Task statement
Transcribe the data in full and exactly, omitting any pictures.
########################################
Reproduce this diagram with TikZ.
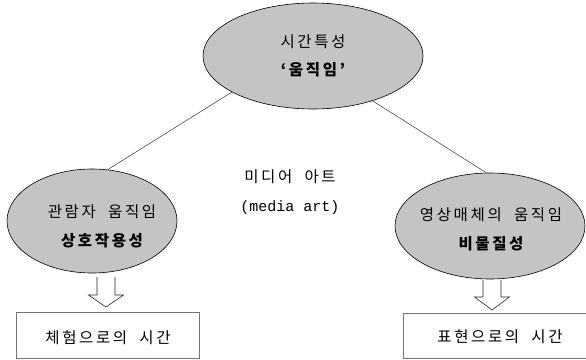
\documentclass[tikz,border=0pt]{standalone}
\usepackage{fontspec}
\newfontfamily\kr[LetterSpace=17, WordSpace=2]{Noto Sans CJK KR}
\newfontfamily\latmono{Liberation Mono}
\usetikzlibrary{shapes.geometric}
\tikzset{
  bubble/.style={ellipse, draw=black, line width=0.6pt, fill=black!23, inner sep=0pt},
  label/.style={font=\kr\fontsize{15.5}{28}\selectfont, align=center, inner sep=0pt},
  link/.style={draw=black!80, line width=0.5pt},
  hollow/.style={draw=black!85, line width=0.6pt, line join=miter},
  outcome/.style={draw=black!55, line width=0.5pt}
}
\begin{document}
\begin{tikzpicture}[x=1pt, y=-1pt]
\useasboundingbox (0,0) rectangle (586,359);
% ellipses
\node[bubble, minimum width=220pt, minimum height=106pt] (top) at (313,56) {};
\node[bubble, minimum width=170pt, minimum height=104pt] (left) at (92,221) {};
\node[bubble, minimum width=190pt, minimum height=106pt] (right) at (490,226) {};
% texts
\node[label] (t1) at (313,42) {시간특성};
\node[label] (t2) at (313,70) {\bfseries ‘움직임’};
\node[label] (l1) at (102,212) {관람자 움직임};
\node[label] (l2) at (102,241) {\bfseries 상호작용성};
\node[label] (r1) at (491,215) {영상매체의 움직임};
\node[label] (r2) at (491,244) {\bfseries 비물질성};
\node[label] (m1) at (290,177) {미디어 아트};
\node[inner sep=0pt, font=\latmono\fontsize{15}{17}\selectfont] (m2) at (290,208) {(media art)};
% connectors
\draw[link] (top.204) -- (left.73);
\draw[link] (top.323) -- (right.94);
% hollow arrows
\coordinate (la) at (106,277);
\coordinate (ra) at (492,280);
\draw[hollow] ([xshift=-9pt]la) -- ++(0,18) -- ++(-8.5,0) -- ++(17.5,12) -- ++(17.5,-12) -- ++(-8.5,0) -- ++(0,-18);
\draw[hollow] ([xshift=-9pt]ra) -- ++(0,17) -- ++(-8.5,0) -- ++(17.5,13) -- ++(17.5,-13) -- ++(-8.5,0) -- ++(0,-17);
% outcome boxes
\draw[outcome] (16,312) rectangle (199,358);
\draw[outcome] (403,313) rectangle (600,358);
\node[label] (lb) at (108,338) {체험으로의 시간};
\node[label] (rb) at (500,337) {표현으로의 시간};
\end{tikzpicture}
\end{document}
########################################
Expected answer
Reproduce this diagram with TikZ.
\documentclass[tikz,border=0pt]{standalone}
\usepackage{fontspec}
\newfontfamily\kr[LetterSpace=17, WordSpace=2]{Noto Sans CJK KR}
\newfontfamily\latmono{Liberation Mono}
\usetikzlibrary{shapes.geometric}
\tikzset{
  bubble/.style={ellipse, draw=black, line width=0.6pt, fill=black!23, inner sep=0pt},
  label/.style={font=\kr\fontsize{15.5}{28}\selectfont, align=center, inner sep=0pt},
  link/.style={draw=black!80, line width=0.5pt},
  hollow/.style={draw=black!85, line width=0.6pt, line join=miter},
  outcome/.style={draw=black!55, line width=0.5pt}
}
\begin{document}
\begin{tikzpicture}[x=1pt, y=-1pt]
\useasboundingbox (0,0) rectangle (586,359);
% ellipses
\node[bubble, minimum width=220pt, minimum height=106pt] (top) at (313,56) {};
\node[bubble, minimum width=170pt, minimum height=104pt] (left) at (92,221) {};
\node[bubble, minimum width=190pt, minimum height=106pt] (right) at (490,226) {};
% texts
\node[label] (t1) at (313,42) {시간특성};
\node[label] (t2) at (313,70) {\bfseries ‘움직임’};
\node[label] (l1) at (102,212) {관람자 움직임};
\node[label] (l2) at (102,241) {\bfseries 상호작용성};
\node[label] (r1) at (491,215) {영상매체의 움직임};
\node[label] (r2) at (491,244) {\bfseries 비물질성};
\node[label] (m1) at (290,177) {미디어 아트};
\node[inner sep=0pt, font=\latmono\fontsize{15}{17}\selectfont] (m2) at (290,208) {(media art)};
% connectors
\draw[link] (top.204) -- (left.73);
\draw[link] (top.323) -- (right.94);
% hollow arrows
\coordinate (la) at (106,277);
\coordinate (ra) at (492,280);
\draw[hollow] ([xshift=-9pt]la) -- ++(0,18) -- ++(-8.5,0) -- ++(17.5,12) -- ++(17.5,-12) -- ++(-8.5,0) -- ++(0,-18);
\draw[hollow] ([xshift=-9pt]ra) -- ++(0,17) -- ++(-8.5,0) -- ++(17.5,13) -- ++(17.5,-13) -- ++(-8.5,0) -- ++(0,-17);
% outcome boxes
\draw[outcome] (16,312) rectangle (199,358);
\draw[outcome] (403,313) rectangle (600,358);
\node[label] (lb) at (108,338) {체험으로의 시간};
\node[label] (rb) at (500,337) {표현으로의 시간};
\end{tikzpicture}
\end{document}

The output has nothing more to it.